The first comprehensive solo exhibition by the Israeli artist. Absalon engages himself with spaces in systematic and successive ways. By taking questions around essential human activities and basic forms such as the rectangular, the square, the triangle and the circle as his starting points, he begins by emptying out the encountered spaces before restructuring and refilling them with the help of simple forms.
From November 2010, KW Institute for Contemporary Art in Berlin presents the first
comprehensive solo exhibition of Israeli artist Absalon since 1994. Despite his
premature death his work has influenced generations of artists until to today. Besides
exhibiting his Cellules, the show at KW covers all floors, uniting works from the series
Propositions d’habitation (1989–92) and the installation Dispositions (1990) while
also showing previously unexhibited models, drawings, paintings and video works.
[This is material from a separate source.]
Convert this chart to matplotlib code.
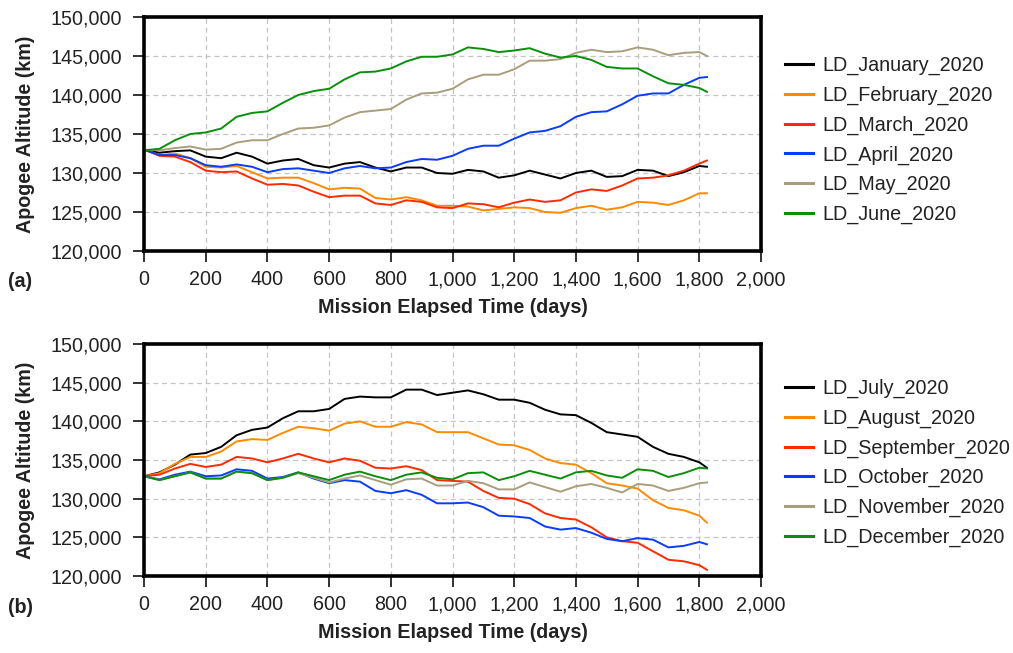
import matplotlib
matplotlib.use("Agg")
import matplotlib.pyplot as plt
from matplotlib import font_manager
from matplotlib.ticker import FuncFormatter, MultipleLocator

# ---------------- data (km) ----------------
days = [0, 50, 100, 150, 200, 250, 300, 350, 400, 450, 500, 550, 600, 650, 700,
        750, 800, 850, 900, 950, 1000, 1050, 1100, 1150, 1200, 1250, 1300, 1350,
        1400, 1450, 1500, 1550, 1600, 1650, 1700, 1750, 1800, 1825]

jan = [133.0, 132.6, 132.8, 132.9, 132.1, 131.9, 132.6, 132.1, 131.2, 131.6, 131.8, 131.0,
       130.7, 131.2, 131.4, 130.7, 130.2, 130.7, 130.7, 130.0, 129.9, 130.4, 130.2, 129.4,
       129.7, 130.3, 129.8, 129.3, 130.0, 130.3, 129.5, 129.6, 130.4, 130.3, 129.6, 130.1,
       130.9, 130.8]
feb = [133.0, 132.3, 132.5, 131.9, 130.8, 130.7, 130.9, 130.1, 129.3, 129.4, 129.4, 128.7,
       127.9, 128.1, 128.0, 126.8, 126.6, 126.9, 126.5, 125.8, 125.8, 125.7, 125.2, 125.4,
       125.6, 125.5, 125.0, 124.9, 125.5, 125.8, 125.3, 125.6, 126.3, 126.2, 125.9, 126.5,
       127.4, 127.4]
mar = [133.0, 132.2, 132.1, 131.4, 130.3, 130.1, 130.2, 129.3, 128.5, 128.6, 128.4, 127.6,
       126.9, 127.1, 127.1, 126.1, 125.9, 126.5, 126.3, 125.6, 125.5, 126.1, 126.0, 125.6,
       126.2, 126.6, 126.3, 126.5, 127.5, 127.9, 127.7, 128.4, 129.3, 129.4, 129.7, 130.3,
       131.2, 131.6]
apr = [133.0, 132.3, 132.3, 131.9, 131.0, 130.8, 131.1, 130.8, 130.1, 130.5, 130.6, 130.3,
       130.0, 130.6, 130.9, 130.6, 130.7, 131.4, 131.8, 131.7, 132.2, 133.1, 133.5, 133.5,
       134.4, 135.2, 135.4, 136.0, 137.2, 137.8, 137.9, 138.8, 139.9, 140.2, 140.2, 141.3,
       142.2, 142.3]
may = [133.0, 132.9, 133.2, 133.4, 133.0, 133.1, 133.9, 134.2, 134.2, 135.0, 135.7, 135.8,
       136.1, 137.1, 137.8, 138.0, 138.2, 139.4, 140.2, 140.3, 140.8, 142.0, 142.6, 142.6,
       143.3, 144.4, 144.4, 144.6, 145.4, 145.8, 145.5, 145.6, 146.1, 145.8, 145.1, 145.4,
       145.5, 145.0]
jun = [132.9, 133.1, 134.2, 135.0, 135.2, 135.7, 137.2, 137.7, 137.9, 139.0, 140.0, 140.5,
       140.8, 142.0, 142.9, 143.0, 143.4, 144.3, 144.9, 144.9, 145.2, 146.1, 145.9, 145.5,
       145.7, 146.0, 145.3, 144.8, 145.0, 144.5, 143.6, 143.4, 143.4, 142.4, 141.5, 141.3,
       140.9, 140.4]

jul = [132.9, 133.4, 134.4, 135.7, 135.9, 136.7, 138.2, 138.9, 139.2, 140.4, 141.3, 141.3,
       141.6, 142.9, 143.2, 143.1, 143.1, 144.1, 144.1, 143.4, 143.7, 144.0, 143.5, 142.8,
       142.8, 142.4, 141.5, 140.9, 140.8, 139.8, 138.6, 138.3, 138.0, 136.7, 135.8, 135.4,
       134.7, 134.0]
aug = [132.9, 133.3, 134.5, 135.4, 135.4, 136.1, 137.4, 137.7, 137.6, 138.5, 139.3, 139.1,
       138.8, 139.7, 140.0, 139.3, 139.3, 139.9, 139.6, 138.6, 138.6, 138.6, 137.8, 137.0,
       136.9, 136.3, 135.2, 134.6, 134.4, 133.3, 132.0, 131.7, 131.3, 129.8, 128.8, 128.5,
       127.8, 126.9]
sep = [132.9, 133.1, 133.9, 134.5, 134.1, 134.4, 135.4, 135.2, 134.7, 135.2, 135.8, 135.2,
       134.7, 135.2, 134.9, 134.0, 133.9, 134.2, 133.7, 132.4, 132.3, 132.2, 131.0, 130.1,
       130.0, 129.3, 128.1, 127.5, 127.3, 126.3, 125.0, 124.5, 124.3, 123.2, 122.1, 121.9,
       121.4, 120.8]
oct_ = [132.9, 132.5, 133.1, 133.5, 132.9, 133.0, 133.8, 133.6, 132.6, 132.8, 133.4, 132.6,
        132.0, 132.4, 132.2, 131.0, 130.7, 131.1, 130.5, 129.4, 129.4, 129.5, 128.9, 127.8,
        127.7, 127.5, 126.4, 126.0, 126.2, 125.6, 124.8, 124.5, 124.9, 124.7, 123.7, 123.9,
        124.4, 124.1]
nov = [132.9, 132.4, 132.9, 133.4, 132.6, 132.6, 133.5, 133.3, 132.4, 132.7, 133.3, 132.7,
       132.1, 132.6, 133.0, 132.4, 131.8, 132.5, 132.6, 131.7, 131.7, 132.3, 132.0, 131.2,
       131.2, 132.1, 131.5, 130.9, 131.6, 131.9, 131.4, 130.8, 131.9, 131.7, 131.0, 131.4,
       132.0, 132.1]
dec = [132.9, 132.4, 132.9, 133.4, 132.6, 132.6, 133.5, 133.3, 132.4, 132.7, 133.4, 132.9,
       132.4, 133.1, 133.5, 132.9, 132.4, 133.1, 133.4, 132.7, 132.5, 133.3, 133.4, 132.4,
       132.9, 133.6, 133.1, 132.6, 133.4, 133.6, 133.0, 132.7, 133.8, 133.6, 132.8, 133.3,
       134.0, 133.9]

labels_a = ["LD_January_2020", "LD_February_2020", "LD_March_2020",
            "LD_April_2020", "LD_May_2020", "LD_June_2020"]
labels_b = ["LD_July_2020", "LD_August_2020", "LD_September_2020",
            "LD_October_2020", "LD_November_2020", "LD_December_2020"]
series_a = [jan, feb, mar, apr, may, jun]
series_b = [jul, aug, sep, oct_, nov, dec]
colors = ["#000000", "#FF8A00", "#FF2A00", "#0A3CFF", "#A89E7C", "#0A8F0A"]

# ---------------- fonts ----------------
avail = {f.name for f in font_manager.fontManager.ttflist}
if "Liberation Sans Narrow" in avail:
    plt.rcParams["font.family"] = ["Liberation Sans Narrow", "DejaVu Sans"]
    FS, LFS = 16, 15
else:
    plt.rcParams["font.family"] = ["Liberation Sans", "DejaVu Sans"]
    FS, LFS = 14.2, 14.2

fig = plt.figure(figsize=(10.13, 6.53), dpi=100)
ax_a = fig.add_axes([0.1422, 0.6156, 0.6090, 0.3584])
ax_b = fig.add_axes([0.1422, 0.1179, 0.6090, 0.3553])

fmt = FuncFormatter(lambda v, p: f"{int(round(v)):,}")


def style(ax, data, labels, leg_y):
    for ys, lab, c in zip(data, labels, colors):
        ax.plot(days, [v * 1000 for v in ys], color=c, lw=1.4, label=lab, zorder=3)
    ax.set_xlim(0, 2000)
    ax.set_ylim(120000, 150000)
    ax.xaxis.set_major_locator(MultipleLocator(200))
    ax.yaxis.set_major_locator(MultipleLocator(5000))
    ax.xaxis.set_major_formatter(fmt)
    ax.yaxis.set_major_formatter(fmt)
    ax.grid(True, color="#c4c4c4", ls=(0, (4, 3)), lw=0.9, zorder=0)
    for s in ax.spines.values():
        s.set_linewidth(2.6)
        s.set_zorder(5)
    ax.tick_params(axis="both", direction="out", labelsize=FS, width=1.3, color="#222222")
    ax.tick_params(axis="y", length=8, pad=8)
    ax.tick_params(axis="x", length=8, pad=6)
    for t in ax.get_xticklabels() + ax.get_yticklabels():
        t.set_color("#222222")
    ax.set_xlabel("Mission Elapsed Time (days)", fontsize=LFS, fontweight="bold",
                  labelpad=6, color="#222222")
    ax.set_ylabel("Apogee Altitude (km)", fontsize=LFS, fontweight="bold",
                  labelpad=11, color="#222222")
    leg = ax.legend(loc="upper left", bbox_to_anchor=(0.775, leg_y),
                    bbox_transform=fig.transFigure, frameon=False, fontsize=FS,
                    handlelength=1.42, handletextpad=0.46, labelspacing=0.53,
                    borderaxespad=0, borderpad=0)
    for txt in leg.get_texts():
        txt.set_color("#222222")
    for ln in leg.get_lines():
        ln.set_linewidth(2.2)


style(ax_a, series_a, labels_a, 0.914)
style(ax_b, series_b, labels_b, 0.4196)

fig.text(0.008, 0.569, "(a)", fontsize=LFS, fontweight="bold", color="#222222", va="center")
fig.text(0.008, 0.070, "(b)", fontsize=LFS, fontweight="bold", color="#222222", va="center")

fig.savefig("out.png", dpi=100)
Absalon was born in 1964 in Ashdod, Israel, and relocated to Paris in 1987 where he
would live and work until his premature death in 1993. In only a few years he created
an oeuvre of exceptional complexity and consistency, which—although unfinished—
never appears fragmentary. Absalon was fascinated by spaces which he reworked in
systematic and successive ways with questions around essential human activities
and basic geometric forms (the rectangular, the square, the triangle and the circle)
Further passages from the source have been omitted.